- **DATA SECTION**:
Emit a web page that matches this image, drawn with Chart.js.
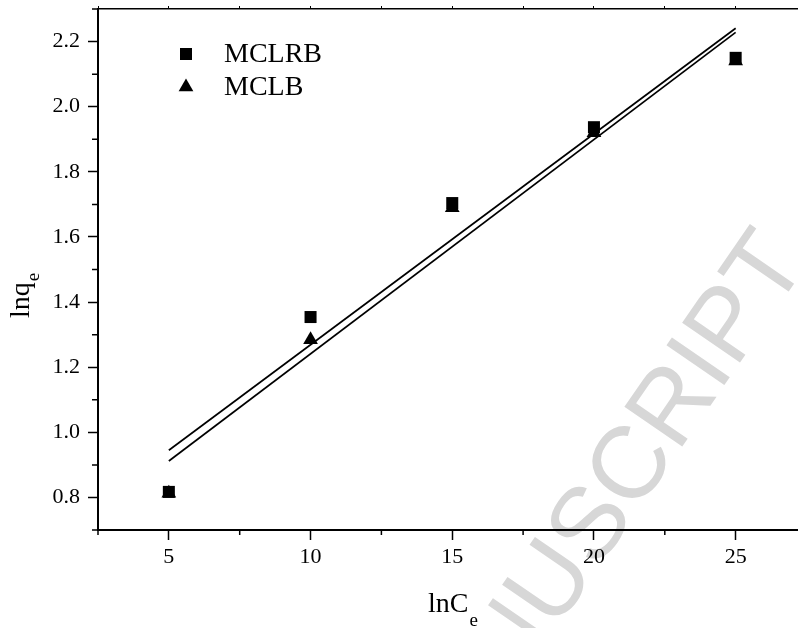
<!DOCTYPE html>
<html>
<head>
<meta charset="utf-8">
<script src="https://cdn.jsdelivr.net/npm/chart.js@4.4.1/dist/chart.umd.min.js"></script>
<style>
  html, body { margin: 0; padding: 0; background: #fff; }
  #wrap { width: 798px; height: 628px; }
</style>
</head>
<body>
<div id="wrap"><canvas id="myChart" width="798" height="628"></canvas></div>
<script>
// values
const lnCe = [5, 10, 15, 20, 25];
const mclrb = [0.817, 1.354, 1.704, 1.937, 2.150];
const mclb = [0.813, 1.284, 1.690, 1.920, 2.140];

// the two fitted lines, end points
const fitX = [5, 25];
const fitMclrb = [0.945, 2.241];
const fitMclb = [0.912, 2.228];

const xMajor = [5, 10, 15, 20, 25];
const yMajor = [0.8, 1.0, 1.2, 1.4, 1.6, 1.8, 2.0, 2.2];

const serif = "'Liberation Serif', 'Times New Roman', serif";

function isMajor(list, v) {
    return list.some(m => Math.abs(m - v) < 1e-6);
}

const watermark = {
    id: 'watermark',
    beforeDraw(chart) {
        const ctx = chart.ctx;
        ctx.save();
        ctx.translate(809, 262);
        ctx.rotate(-55.5 * Math.PI / 180);
        ctx.font = "102px 'Liberation Sans', Arial, sans-serif";
        ctx.fillStyle = '#d7d7d7';
        ctx.textAlign = 'right';
        ctx.textBaseline = 'alphabetic';
        ctx.fillText('ACCEPTED MANUSCRIPT', 0, 0);
        ctx.restore();
    }
};

const minorTicks = {
    id: 'minorTicks',
    afterDraw(chart) {
        const { ctx, chartArea, scales } = chart;
        ctx.save();
        ctx.strokeStyle = '#000';
        ctx.lineWidth = 1.5;
        ctx.beginPath();
        scales.x.ticks.forEach(t => {
            if (isMajor(xMajor, t.value)) return;
            const px = scales.x.getPixelForValue(t.value);
            ctx.moveTo(px, chartArea.bottom);
            ctx.lineTo(px, chartArea.bottom + 5);
        });
        scales.y.ticks.forEach(t => {
            if (isMajor(yMajor, t.value)) return;
            const py = scales.y.getPixelForValue(t.value);
            ctx.moveTo(chartArea.left - 6, py);
            ctx.lineTo(chartArea.left, py);
        });
        ctx.stroke();
        ctx.restore();
    }
};

// axis titles with subscripts
const axisTitles = {
    id: 'axisTitles',
    afterDraw(chart) {
        const ctx = chart.ctx;
        ctx.save();
        ctx.fillStyle = '#000';
        ctx.textBaseline = 'alphabetic';
        ctx.textAlign = 'left';

        ctx.font = '28px ' + serif;
        let w = ctx.measureText('lnC').width;
        ctx.fillText('lnC', 428, 612);
        ctx.font = '19px ' + serif;
        ctx.fillText('e', 428 + w + 1, 626);

        ctx.translate(29, 318);
        ctx.rotate(-Math.PI / 2);
        ctx.font = '28px ' + serif;
        w = ctx.measureText('lnq').width;
        ctx.fillText('lnq', 0, 0);
        ctx.font = '19px ' + serif;
        ctx.fillText('e', w + 1, 10);
        ctx.restore();
    }
};

const legendBox = {
    id: 'legendBox',
    afterDraw(chart) {
        const ctx = chart.ctx;
        const sets = chart.data.datasets;
        const rows = [
            { ds: sets[0], y: 54 },
            { ds: sets[1], y: 87 }
        ];
        ctx.save();
        ctx.fillStyle = '#000';
        ctx.font = '28px ' + serif;
        ctx.textBaseline = 'middle';
        ctx.textAlign = 'left';
        rows.forEach(r => {
            Chart.helpers.drawPoint(ctx, {
                pointStyle: r.ds.pointStyle, radius: r.ds.pointRadius, rotation: 0, borderWidth: 0
            }, 186, r.y);
            ctx.fillStyle = '#000';
            ctx.fillText(r.ds.label, 224, r.y + 1);
        });
        ctx.restore();
    }
};

const tickFont = { family: serif, size: 22 };

function noEdgePadding(s) {
    s.paddingTop = 0;
    s.paddingBottom = 0;
    s.paddingLeft = 0;
    s.paddingRight = 0;
}

const ctx = document.getElementById('myChart').getContext('2d');
const chart = new Chart(ctx, {
    type: 'scatter',
    data: {
        datasets: [{
            label: 'MCLRB',
            data: lnCe.map((x, i) => ({ x: x, y: mclrb[i] })),
            pointStyle: 'rect',
            pointRadius: 8.5,
            backgroundColor: '#000',
            borderColor: '#000',
            borderWidth: 0,
            xAxisID: 'x'
        }, {
            label: 'MCLB',
            data: lnCe.map((x, i) => ({ x: x, y: mclb[i] })),
            pointStyle: 'triangle',
            pointRadius: 8.5,
            backgroundColor: '#000',
            borderColor: '#000',
            borderWidth: 0,
            xAxisID: 'x'
        }, {
            label: 'fit MCLRB',
            data: fitX.map((x, i) => ({ x: x, y: fitMclrb[i] })),
            showLine: true,
            pointRadius: 0,
            borderColor: '#000',
            borderWidth: 1.7,
            fill: false,
            xAxisID: 'x'
        }, {
            label: 'fit MCLB',
            data: fitX.map((x, i) => ({ x: x, y: fitMclb[i] })),
            showLine: true,
            pointRadius: 0,
            borderColor: '#000',
            borderWidth: 1.7,
            fill: false,
            xAxisID: 'x'
        }]
    },
    options: {
        responsive: false,
        animation: false,
        layout: { padding: 0, autoPadding: false },
        plugins: {
            legend: { display: false },
            tooltip: { enabled: false }
        },
        scales: {
            x: {
                type: 'linear',
                position: 'bottom',
                min: 2.5,
                max: 27.2,
                ticks: {
                    stepSize: 2.5,
                    autoSkip: false,
                    maxRotation: 0,
                    includeBounds: false,
                    color: '#000',
                    font: tickFont,
                    padding: 4,
                    callback: v => isMajor(xMajor, v) ? String(v) : ''
                },
                grid: {
                    drawOnChartArea: false,
                    tickLength: 10,
                    tickWidth: 1.5,
                    tickColor: c => (c.tick && isMajor(xMajor, c.tick.value)) ? '#000' : 'rgba(0,0,0,0)'
                },
                border: { display: true, color: '#000', width: 2 },
                afterFit: s => { s.height = 98; noEdgePadding(s); }
            },
            x2: {
                type: 'linear',
                position: 'top',
                min: 2.5,
                max: 27.2,
                ticks: { display: false, stepSize: 2.5, includeBounds: false },
                grid: { drawOnChartArea: false, tickLength: 3, tickWidth: 1, tickColor: '#000' },
                border: { display: true, color: '#000', width: 1.5 },
                afterFit: s => { s.height = 9; noEdgePadding(s); }
            },
            y: {
                type: 'linear',
                min: 0.7,
                max: 2.3,
                ticks: {
                    stepSize: 0.1,
                    autoSkip: false,
                    includeBounds: false,
                    color: '#000',
                    font: tickFont,
                    padding: 8,
                    callback: v => isMajor(yMajor, v) ? v.toFixed(1) : ''
                },
                grid: {
                    drawOnChartArea: false,
                    tickLength: 10,
                    tickWidth: 1.5,
                    tickColor: c => (c.tick && isMajor(yMajor, c.tick.value)) ? '#000' : 'rgba(0,0,0,0)'
                },
                border: { display: true, color: '#000', width: 2 },
                afterFit: s => { s.width = 98; noEdgePadding(s); }
            }
        }
    },
    plugins: [watermark, minorTicks, axisTitles, legendBox]
});
</script>
</body>
</html>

- **YOUR TASK**: Return only the lines running from the top of the data to the line that holds "Serif', 'Times New". Include both of those lines, but skip the pictures.

- **COMPLETE ANSWER**:
Emit a web page that matches this image, drawn with Chart.js.
<!DOCTYPE html>
<html>
<head>
<meta charset="utf-8">
<script src="https://cdn.jsdelivr.net/npm/chart.js@4.4.1/dist/chart.umd.min.js"></script>
<style>
  html, body { margin: 0; padding: 0; background: #fff; }
  #wrap { width: 798px; height: 628px; }
</style>
</head>
<body>
<div id="wrap"><canvas id="myChart" width="798" height="628"></canvas></div>
<script>
// values
const lnCe = [5, 10, 15, 20, 25];
const mclrb = [0.817, 1.354, 1.704, 1.937, 2.150];
const mclb = [0.813, 1.284, 1.690, 1.920, 2.140];

// the two fitted lines, end points
const fitX = [5, 25];
const fitMclrb = [0.945, 2.241];
const fitMclb = [0.912, 2.228];

const xMajor = [5, 10, 15, 20, 25];
const yMajor = [0.8, 1.0, 1.2, 1.4, 1.6, 1.8, 2.0, 2.2];

const serif = "'Liberation Serif', 'Times New Roman', serif";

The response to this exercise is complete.